To many, that difference can look like distance. But I’ve learned that “different” is just another word for “untranslated.”

This book is how I translate.

You’ll meet characters who misunderstand each other, who wrestle with how to belong, and who slowly discover that connection doesn’t always come through words — sometimes it comes through shared rhythm, patience, or simply existing in the same quiet space. You’ll also meet the world around them: uncertain, judgmental, sometimes cruel, sometimes miraculous. It mirrors what many neurodivergent families live every day — that blend of love and confusion, frustration, and awe.

I don’t claim to speak for everyone, and I certainly don’t expect everyone to agree with how this world is portrayed. It isn’t perfect, polished, or politically tuned. It’s how we see life: raw, unpredictable, sometimes messy, but always meaningful.

If you find pieces of yourself or your loved ones in these pages, I hope it brings comfort.

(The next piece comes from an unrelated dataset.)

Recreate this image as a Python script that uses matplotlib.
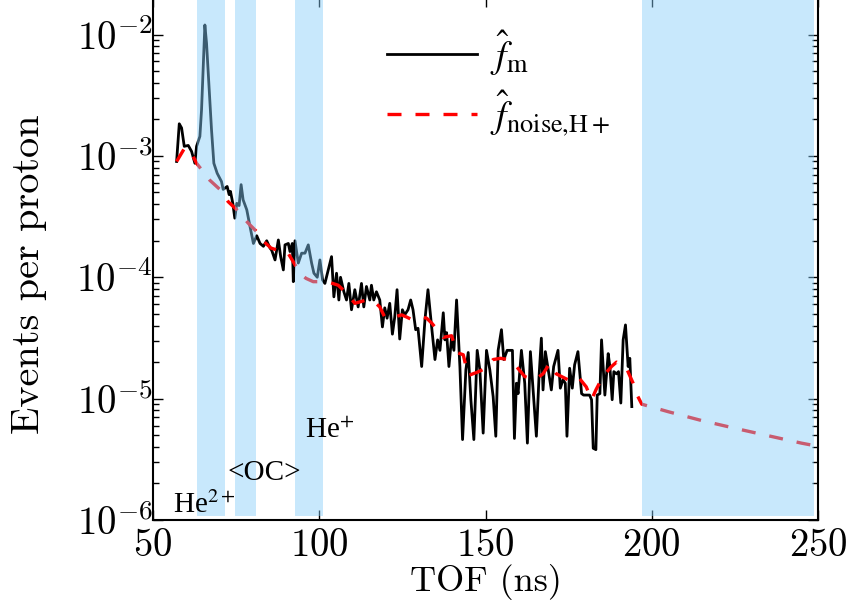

If you find something that challenges you, I hope it invites curiosity rather than defense. My intent isn’t to teach or convince — only to share a frequency of experience that might otherwise go unheard.

Because that’s what this story is, at its core: a signal sent out into the noise.

It’s about two seekers, Jaren and Lena, learning that what makes them “different” is exactly what connects them — not only to each other but to something larger, something humming beneath the surface of the world.

It’s about listening, even when the sound is hard to hear.

Thank you for reading, for listening, and for taking the time to step inside our frequency for a while.